WORK TO BE COMPLETED: Type out the data exactly as given. Skip any image.

RECORDED INFORMATION:
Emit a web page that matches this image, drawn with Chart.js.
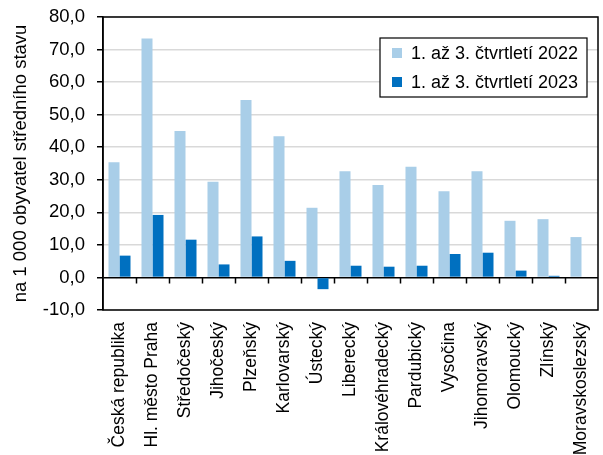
<!DOCTYPE html>
<html>
<head>
<meta charset="utf-8">
<script src="https://cdn.jsdelivr.net/npm/chart.js@4/dist/chart.umd.min.js"></script>
<style>
  html, body { margin: 0; padding: 0; background: #fff; }
  #wrap { width: 603px; height: 455px; }
</style>
</head>
<body>
<div id="wrap"><canvas id="chart" width="603" height="455"></canvas></div>
<script>
const categories = ["Česká republika", "Hl. město Praha", "Středočeský", "Jihočeský", "Plzeňský",
  "Karlovarský", "Ústecký", "Liberecký", "Královéhradecký", "Pardubický", "Vysočina",
  "Jihomoravský", "Olomoucký", "Zlínský", "Moravskoslezský"];
const values2022 = [35.4, 73.4, 45.0, 29.4, 54.5, 43.4, 21.4, 32.6, 28.4, 34.0, 26.5, 32.6, 17.4, 17.9, 12.4];
const values2023 = [6.7, 19.2, 11.6, 4.0, 12.6, 5.1, -3.6, 3.6, 3.3, 3.6, 7.2, 7.6, 2.1, 0.5, 0.0];
const seriesLabels = ["1. až 3. čtvrtletí 2022", "1. až 3. čtvrtletí 2023"];
const yTicks = { min: -10, max: 80, step: 10 };

const FONT = "'Liberation Sans', Arial, sans-serif";

// frame, tick marks on the zero line and the boxed legend inside the plot
const extras = {
  id: "extras",
  afterDraw(chart) {
    const { ctx, chartArea: a, scales } = chart;
    const x = scales.x, y = scales.y;
    ctx.save();
    ctx.strokeStyle = "#000";
    ctx.lineWidth = 1.5;
    ctx.strokeRect(a.left, a.top, a.right - a.left, a.bottom - a.top);

    const y0 = y.getPixelForValue(0);
    const step = (a.right - a.left) / categories.length;
    ctx.beginPath();
    for (let i = 1; i < categories.length; i++) {
      const px = Math.round(x.getPixelForValue(i) - step / 2) + 0.5;
      ctx.moveTo(px, y0);
      ctx.lineTo(px, y0 + 6);
    }
    ctx.stroke();

    // legend
    const w = 207, h = 59;
    const lx = a.right - 11 - w, ly = a.top + 21;
    ctx.fillStyle = "#fff";
    ctx.fillRect(lx, ly, w, h);
    ctx.lineWidth = 1.2;
    ctx.strokeRect(lx, ly, w, h);
    ctx.font = "18px " + FONT;
    ctx.textBaseline = "middle";
    chart.data.datasets.forEach((ds, i) => {
      const cy = ly + 15 + i * 29;
      ctx.fillStyle = ds.backgroundColor;
      ctx.fillRect(lx + 12, cy - 5, 10, 10);
      ctx.fillStyle = "#000";
      ctx.fillText(ds.label, lx + 31, cy + 1);
    });
    ctx.restore();
  }
};

new Chart(document.getElementById("chart"), {
  type: "bar",
  data: {
    labels: categories,
    datasets: [
      { label: seriesLabels[0], data: values2022, backgroundColor: "#a9cee8" },
      { label: seriesLabels[1], data: values2023, backgroundColor: "#0070c0" }
    ]
  },
  options: {
    responsive: false,
    animation: false,
    devicePixelRatio: 1,
    layout: { padding: { top: 17, right: 5, left: 10, bottom: 0 } },
    datasets: { bar: { categoryPercentage: 0.667, barPercentage: 1.0 } },
    plugins: { legend: { display: false }, tooltip: { enabled: false } },
    scales: {
      x: {
        grid: { display: false, drawTicks: false },
        border: { display: false },
        ticks: { color: "#000", font: { family: FONT, size: 17.5 }, minRotation: 90, maxRotation: 90, padding: 12, autoSkip: false },
        afterFit(scale) { scale.height = 145; scale.paddingLeft = 0; scale.paddingRight = 0; }
      },
      y: {
        min: yTicks.min,
        max: yTicks.max,
        ticks: {
          stepSize: yTicks.step,
          color: "#000",
          padding: 12,
          font: { family: FONT, size: 18.5 },
          callback: (v) => v.toFixed(1).replace(".", ",")
        },
        grid: {
          color: (c) => c.tick && c.tick.value === 0 ? "#000" : "#d9d9d9",
          lineWidth: 1.5,
          tickLength: 6,
          tickColor: "#000"
        },
        border: { color: "#000", width: 1.5 },
        title: {
          display: true,
          text: "na 1 000 obyvatel středního stavu",
          color: "#000",
          font: { family: FONT, size: 18.5 },
          padding: 0
        },
        afterFit(scale) { scale.width = 93; scale.paddingTop = 0; scale.paddingBottom = 0; }
      }
    }
  },
  plugins: [extras]
});
</script>
</body>
</html>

EXERCISE RESPONSE:
Emit a web page that matches this image, drawn with Chart.js.
<!DOCTYPE html>
<html>
<head>
<meta charset="utf-8">
<script src="https://cdn.jsdelivr.net/npm/chart.js@4/dist/chart.umd.min.js"></script>
<style>
  html, body { margin: 0; padding: 0; background: #fff; }
  #wrap { width: 603px; height: 455px; }
</style>
</head>
<body>
<div id="wrap"><canvas id="chart" width="603" height="455"></canvas></div>
<script>
const categories = ["Česká republika", "Hl. město Praha", "Středočeský", "Jihočeský", "Plzeňský",
  "Karlovarský", "Ústecký", "Liberecký", "Královéhradecký", "Pardubický", "Vysočina",
  "Jihomoravský", "Olomoucký", "Zlínský", "Moravskoslezský"];
const values2022 = [35.4, 73.4, 45.0, 29.4, 54.5, 43.4, 21.4, 32.6, 28.4, 34.0, 26.5, 32.6, 17.4, 17.9, 12.4];
const values2023 = [6.7, 19.2, 11.6, 4.0, 12.6, 5.1, -3.6, 3.6, 3.3, 3.6, 7.2, 7.6, 2.1, 0.5, 0.0];
const seriesLabels = ["1. až 3. čtvrtletí 2022", "1. až 3. čtvrtletí 2023"];
const yTicks = { min: -10, max: 80, step: 10 };

const FONT = "'Liberation Sans', Arial, sans-serif";

// frame, tick marks on the zero line and the boxed legend inside the plot
const extras = {
  id: "extras",
  afterDraw(chart) {
    const { ctx, chartArea: a, scales } = chart;
    const x = scales.x, y = scales.y;
    ctx.save();
    ctx.strokeStyle = "#000";
    ctx.lineWidth = 1.5;
    ctx.strokeRect(a.left, a.top, a.right - a.left, a.bottom - a.top);

    const y0 = y.getPixelForValue(0);
    const step = (a.right - a.left) / categories.length;
    ctx.beginPath();
    for (let i = 1; i < categories.length; i++) {
      const px = Math.round(x.getPixelForValue(i) - step / 2) + 0.5;
      ctx.moveTo(px, y0);
      ctx.lineTo(px, y0 + 6);
    }
    ctx.stroke();

    // legend
    const w = 207, h = 59;
    const lx = a.right - 11 - w, ly = a.top + 21;
    ctx.fillStyle = "#fff";
    ctx.fillRect(lx, ly, w, h);
    ctx.lineWidth = 1.2;
    ctx.strokeRect(lx, ly, w, h);
    ctx.font = "18px " + FONT;
    ctx.textBaseline = "middle";
    chart.data.datasets.forEach((ds, i) => {
      const cy = ly + 15 + i * 29;
      ctx.fillStyle = ds.backgroundColor;
      ctx.fillRect(lx + 12, cy - 5, 10, 10);
      ctx.fillStyle = "#000";
      ctx.fillText(ds.label, lx + 31, cy + 1);
    });
    ctx.restore();
  }
};

new Chart(document.getElementById("chart"), {
  type: "bar",
  data: {
    labels: categories,
    datasets: [
      { label: seriesLabels[0], data: values2022, backgroundColor: "#a9cee8" },
      { label: seriesLabels[1], data: values2023, backgroundColor: "#0070c0" }
    ]
  },
  options: {
    responsive: false,
    animation: false,
    devicePixelRatio: 1,
    layout: { padding: { top: 17, right: 5, left: 10, bottom: 0 } },
    datasets: { bar: { categoryPercentage: 0.667, barPercentage: 1.0 } },
    plugins: { legend: { display: false }, tooltip: { enabled: false } },
    scales: {
      x: {
        grid: { display: false, drawTicks: false },
        border: { display: false },
        ticks: { color: "#000", font: { family: FONT, size: 17.5 }, minRotation: 90, maxRotation: 90, padding: 12, autoSkip: false },
        afterFit(scale) { scale.height = 145; scale.paddingLeft = 0; scale.paddingRight = 0; }
      },
      y: {
        min: yTicks.min,
        max: yTicks.max,
        ticks: {
          stepSize: yTicks.step,
          color: "#000",
          padding: 12,
          font: { family: FONT, size: 18.5 },
          callback: (v) => v.toFixed(1).replace(".", ",")
        },
        grid: {
          color: (c) => c.tick && c.tick.value === 0 ? "#000" : "#d9d9d9",
          lineWidth: 1.5,
          tickLength: 6,
          tickColor: "#000"
        },
        border: { color: "#000", width: 1.5 },
        title: {
          display: true,
          text: "na 1 000 obyvatel středního stavu",
          color: "#000",
          font: { family: FONT, size: 18.5 },
          padding: 0
        },
        afterFit(scale) { scale.width = 93; scale.paddingTop = 0; scale.paddingBottom = 0; }
      }
    }
  },
  plugins: [extras]
});
</script>
</body>
</html>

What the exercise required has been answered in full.